When the American tourist dies from her wound, Bokudo tells Boss Danno that, to protect his family, he must reconcile with the Tokyo Alliance and support the Japan-U.S. Security Treaty. The Tokyo Alliance agrees to the truce, but only if Danno forces the Hokuryu Kai out of Yokohama. Miyahara refuses to leave, so Danno severs all ties with him. Miyahara tells his men to leave the city until he can swear loyalty to Tsukamoto. Members of the Tokyo Alliance ambush Miyahara and kill him. Tsukamoto is arrested by the police before he can help Miyahara, allowing the Danno Organization to launch a surprise attack that leaves the Hamanaka Family decimated. The police berate Tsukamoto for his actions, blaming him for countless deaths, but ultimately release him from custody. Kazama's sister begs Tsukamoto not to retaliate and accuses him of putting the gang before her, just like her brother. Tsukamoto refuses to listen and decides to take revenge himself.

Tsubaki, disgusted by his boss's decision to reconcile with the Tokyo Alliance, notices Tsukamoto approaching the site of the ceremony and deliberately lets Tsukamoto stab him so he does not have to take the blame for not protecting Danno.
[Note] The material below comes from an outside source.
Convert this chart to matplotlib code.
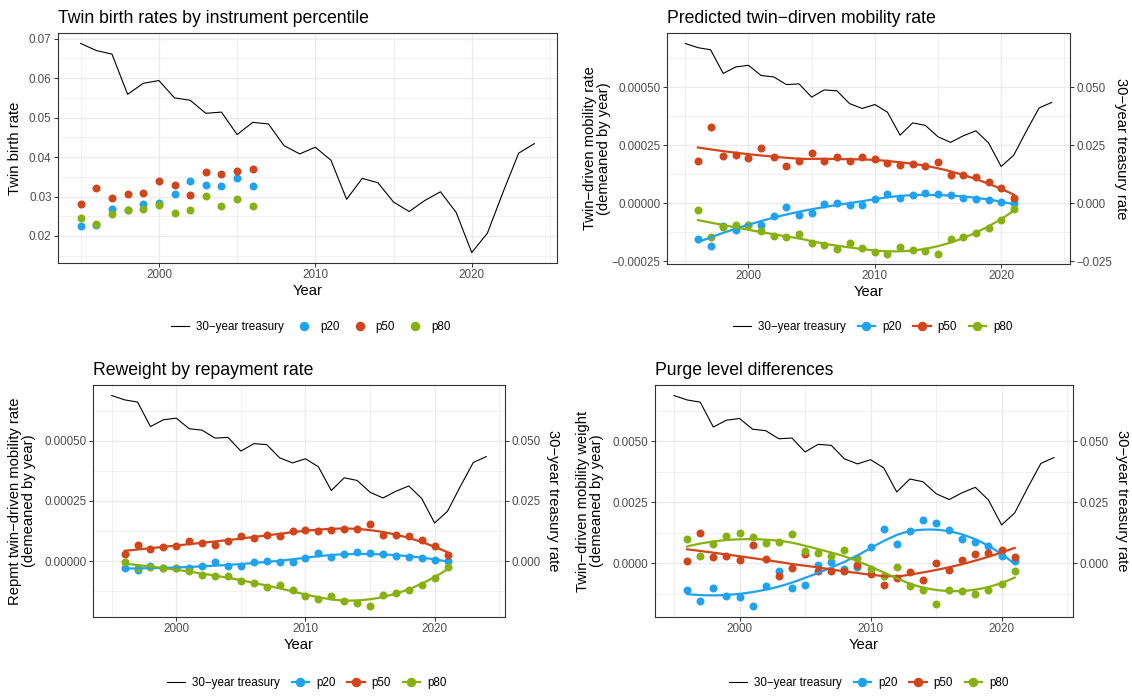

Armed with sharp blades, Tsukamoto kills Boss Danno and Chairman Yato, while letting Bokudo live. A yakuza shoots him, and he bleeds to death, having upheld his family's honor.

==Cast==
- Kōji Tsuruta as Tetsuo Tsukamoto
- Tomisaburō Wakayama as Miyahara
- Bunta Sugawara as Kazama
- Noboru Ando as Ooba
- Michitaro Mizushima
- Ryohei Uchida as Tsubaki
- Takamaru Sasaki as Bokudo Kita
- Sanae Nakahara as Katsuko, Ooba's wife
- Seizaburō Kawazu as Yato
- Asao Uchida as the Danno family boss
- Rinichi Yamamoto as Haraguchi
- Yoshi Katō as Kamiyama
- Harumi Sone as Taki, a Hamanaka family member
- Hideo Murota as Shiga, a Hamanaka family member
- Mina Isshiki as Kazama's sister

==Production==
Japan Organized Crime Boss was director Kinji Fukasaku's first film about "modern yakuza" after his return to Toei Company, as well as his first with actors Tomisaburō Wakayama and Noboru Ando. According to yakuza film historian Akihiko Ito, Toei producer Koji Shundo conceived the idea to set the film against the social background of Japan's then-current high economic growth period in order to depart from the ninkyo eiga subgenre. It was Shundo who cast Wakayama and Ando and chose Fukasaku to direct because of his style. Fukasaku transposed the geopolitical situation of the ongoing Cold War, where the US and Soviet Union fought by using smaller countries in proxy wars, into the structure of a yakuza film. In order to achieve this, he based it on real events using Atsushi Mizoguchi's non-fiction book Blood and Conflict (1969), itself based on magazine reports about the Yamaguchi-gumi. Fuksaku also read Hans Magnus Enzensberger's Politics and Crime, which describes how the state dismantles organizations that it feels are no longer necessary.

==Release==
The film was released in Japan on July 8, 1969, as a double feature with Song of the Night: Harbor Town Blues. According to Ito, it was a big success thanks in part to the public's then-fascination with the Yamaguchi-gumi, so Toei asked for a sequel. It was followed by Junya Sato's Nihon Boryoku-dan: Kumicho to Shikaku (Japan's Violent Gangs - The Boss and the Killers) in 1969, Shin Takakuwa's Nihon Boryoku-dan: Kumicho Kuzure (Japan's Violent Gangs - Degenerate Boss) in 1970, and Yasuo Furuhata's Nihon Boryoku-dan: Koroshi no Sakazuki (Japan's Violent Gangs - Loyalty Offering) in 1972.

Japan Organized Crime Boss was released on Blu-ray in the United Kingdom and United States by Radiance Films on 18 November 2024.

==Planned sequel==
Fukusaku biographer Sadao Yamane stated that the Fukasaku film Sympathy for the Underdog, released a short time later in 1971 and that also stars Tsuruta and Ando, was originally developed as a sequel to Japan Organized Crime Boss until the director saw The Battle of Algiers. According to Yamane, it was then that Fukasaku decided to make a film about "foreigners" and "resistance groups" within a yakuza film. Ito also stated that Sympathy for the Underdog started as a sequel to Japan Organized Crime Boss, and called the two "sister films".